-- start of Source excerpt --

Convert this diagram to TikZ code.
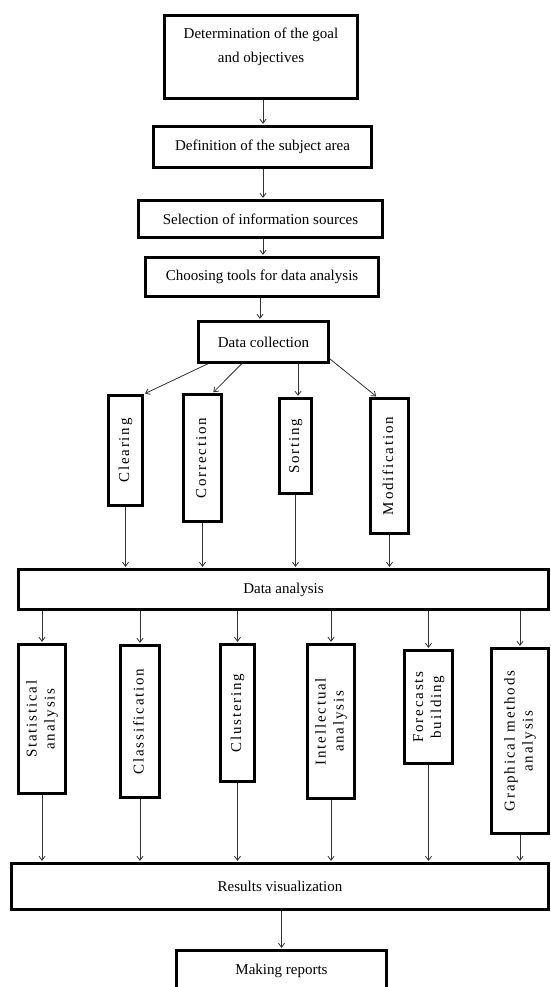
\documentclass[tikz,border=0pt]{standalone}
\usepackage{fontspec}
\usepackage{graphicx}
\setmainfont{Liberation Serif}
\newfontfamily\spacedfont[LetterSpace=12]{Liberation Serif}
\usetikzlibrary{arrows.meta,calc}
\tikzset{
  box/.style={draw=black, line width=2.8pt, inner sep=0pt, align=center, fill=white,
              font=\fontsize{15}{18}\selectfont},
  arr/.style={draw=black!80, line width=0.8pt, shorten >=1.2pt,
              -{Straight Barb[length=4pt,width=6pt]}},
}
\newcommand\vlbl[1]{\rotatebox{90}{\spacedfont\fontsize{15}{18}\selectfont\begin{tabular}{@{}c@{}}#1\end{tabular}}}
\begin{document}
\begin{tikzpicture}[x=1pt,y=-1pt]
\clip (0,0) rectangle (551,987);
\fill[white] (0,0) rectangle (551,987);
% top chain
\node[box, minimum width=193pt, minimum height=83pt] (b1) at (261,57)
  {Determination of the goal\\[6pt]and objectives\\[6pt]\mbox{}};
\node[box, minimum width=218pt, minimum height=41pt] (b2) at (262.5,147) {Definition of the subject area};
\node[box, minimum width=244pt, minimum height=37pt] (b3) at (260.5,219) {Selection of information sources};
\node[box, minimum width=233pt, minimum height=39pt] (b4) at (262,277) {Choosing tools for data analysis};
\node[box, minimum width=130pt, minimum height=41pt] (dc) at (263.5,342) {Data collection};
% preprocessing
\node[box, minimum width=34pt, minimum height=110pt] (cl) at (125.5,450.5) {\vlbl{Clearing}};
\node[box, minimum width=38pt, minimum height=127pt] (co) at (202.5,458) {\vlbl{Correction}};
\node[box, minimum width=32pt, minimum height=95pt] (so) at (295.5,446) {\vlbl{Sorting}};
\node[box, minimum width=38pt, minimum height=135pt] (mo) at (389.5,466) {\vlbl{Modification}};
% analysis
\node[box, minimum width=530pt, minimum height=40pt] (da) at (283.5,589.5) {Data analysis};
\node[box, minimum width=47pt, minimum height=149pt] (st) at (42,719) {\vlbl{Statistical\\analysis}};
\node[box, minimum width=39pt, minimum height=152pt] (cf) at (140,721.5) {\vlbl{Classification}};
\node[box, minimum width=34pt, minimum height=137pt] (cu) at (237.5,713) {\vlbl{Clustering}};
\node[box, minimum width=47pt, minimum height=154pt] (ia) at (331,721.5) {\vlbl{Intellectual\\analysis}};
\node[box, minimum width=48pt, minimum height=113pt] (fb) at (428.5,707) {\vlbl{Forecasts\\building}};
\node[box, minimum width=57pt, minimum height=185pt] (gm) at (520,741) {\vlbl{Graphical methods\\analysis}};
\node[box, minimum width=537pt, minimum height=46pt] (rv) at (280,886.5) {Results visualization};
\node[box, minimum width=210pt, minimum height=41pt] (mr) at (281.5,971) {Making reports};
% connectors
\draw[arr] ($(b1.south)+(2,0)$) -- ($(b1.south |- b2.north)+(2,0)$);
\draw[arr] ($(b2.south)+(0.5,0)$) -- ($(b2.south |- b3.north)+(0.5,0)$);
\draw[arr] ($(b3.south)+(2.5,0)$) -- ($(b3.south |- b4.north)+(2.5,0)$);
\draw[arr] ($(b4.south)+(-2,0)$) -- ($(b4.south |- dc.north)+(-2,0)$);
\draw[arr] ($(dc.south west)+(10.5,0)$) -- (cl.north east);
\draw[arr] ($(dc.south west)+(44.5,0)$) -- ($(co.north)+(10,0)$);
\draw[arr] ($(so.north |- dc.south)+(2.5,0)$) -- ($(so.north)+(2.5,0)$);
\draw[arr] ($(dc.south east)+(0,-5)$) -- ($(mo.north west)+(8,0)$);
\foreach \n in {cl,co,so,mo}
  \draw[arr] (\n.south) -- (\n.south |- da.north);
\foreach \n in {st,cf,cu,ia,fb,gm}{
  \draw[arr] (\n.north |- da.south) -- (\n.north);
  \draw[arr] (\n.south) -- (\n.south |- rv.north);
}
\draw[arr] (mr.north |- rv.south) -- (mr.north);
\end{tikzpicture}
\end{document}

-- end of Source excerpt --

**Written task:** Reproduce each line word for word and drop the pictures.

**Output of the task:**
Convert this diagram to TikZ code.
\documentclass[tikz,border=0pt]{standalone}
\usepackage{fontspec}
\usepackage{graphicx}
\setmainfont{Liberation Serif}
\newfontfamily\spacedfont[LetterSpace=12]{Liberation Serif}
\usetikzlibrary{arrows.meta,calc}
\tikzset{
  box/.style={draw=black, line width=2.8pt, inner sep=0pt, align=center, fill=white,
              font=\fontsize{15}{18}\selectfont},
  arr/.style={draw=black!80, line width=0.8pt, shorten >=1.2pt,
              -{Straight Barb[length=4pt,width=6pt]}},
}
\newcommand\vlbl[1]{\rotatebox{90}{\spacedfont\fontsize{15}{18}\selectfont\begin{tabular}{@{}c@{}}#1\end{tabular}}}
\begin{document}
\begin{tikzpicture}[x=1pt,y=-1pt]
\clip (0,0) rectangle (551,987);
\fill[white] (0,0) rectangle (551,987);
% top chain
\node[box, minimum width=193pt, minimum height=83pt] (b1) at (261,57)
  {Determination of the goal\\[6pt]and objectives\\[6pt]\mbox{}};
\node[box, minimum width=218pt, minimum height=41pt] (b2) at (262.5,147) {Definition of the subject area};
\node[box, minimum width=244pt, minimum height=37pt] (b3) at (260.5,219) {Selection of information sources};
\node[box, minimum width=233pt, minimum height=39pt] (b4) at (262,277) {Choosing tools for data analysis};
\node[box, minimum width=130pt, minimum height=41pt] (dc) at (263.5,342) {Data collection};
% preprocessing
\node[box, minimum width=34pt, minimum height=110pt] (cl) at (125.5,450.5) {\vlbl{Clearing}};
\node[box, minimum width=38pt, minimum height=127pt] (co) at (202.5,458) {\vlbl{Correction}};
\node[box, minimum width=32pt, minimum height=95pt] (so) at (295.5,446) {\vlbl{Sorting}};
\node[box, minimum width=38pt, minimum height=135pt] (mo) at (389.5,466) {\vlbl{Modification}};
% analysis
\node[box, minimum width=530pt, minimum height=40pt] (da) at (283.5,589.5) {Data analysis};
\node[box, minimum width=47pt, minimum height=149pt] (st) at (42,719) {\vlbl{Statistical\\analysis}};
\node[box, minimum width=39pt, minimum height=152pt] (cf) at (140,721.5) {\vlbl{Classification}};
\node[box, minimum width=34pt, minimum height=137pt] (cu) at (237.5,713) {\vlbl{Clustering}};
\node[box, minimum width=47pt, minimum height=154pt] (ia) at (331,721.5) {\vlbl{Intellectual\\analysis}};
\node[box, minimum width=48pt, minimum height=113pt] (fb) at (428.5,707) {\vlbl{Forecasts\\building}};
\node[box, minimum width=57pt, minimum height=185pt] (gm) at (520,741) {\vlbl{Graphical methods\\analysis}};
\node[box, minimum width=537pt, minimum height=46pt] (rv) at (280,886.5) {Results visualization};
\node[box, minimum width=210pt, minimum height=41pt] (mr) at (281.5,971) {Making reports};
% connectors
\draw[arr] ($(b1.south)+(2,0)$) -- ($(b1.south |- b2.north)+(2,0)$);
\draw[arr] ($(b2.south)+(0.5,0)$) -- ($(b2.south |- b3.north)+(0.5,0)$);
\draw[arr] ($(b3.south)+(2.5,0)$) -- ($(b3.south |- b4.north)+(2.5,0)$);
\draw[arr] ($(b4.south)+(-2,0)$) -- ($(b4.south |- dc.north)+(-2,0)$);
\draw[arr] ($(dc.south west)+(10.5,0)$) -- (cl.north east);
\draw[arr] ($(dc.south west)+(44.5,0)$) -- ($(co.north)+(10,0)$);
\draw[arr] ($(so.north |- dc.south)+(2.5,0)$) -- ($(so.north)+(2.5,0)$);
\draw[arr] ($(dc.south east)+(0,-5)$) -- ($(mo.north west)+(8,0)$);
\foreach \n in {cl,co,so,mo}
  \draw[arr] (\n.south) -- (\n.south |- da.north);
\foreach \n in {st,cf,cu,ia,fb,gm}{
  \draw[arr] (\n.north |- da.south) -- (\n.north);
  \draw[arr] (\n.south) -- (\n.south |- rv.north);
}
\draw[arr] (mr.north |- rv.south) -- (mr.north);
\end{tikzpicture}
\end{document}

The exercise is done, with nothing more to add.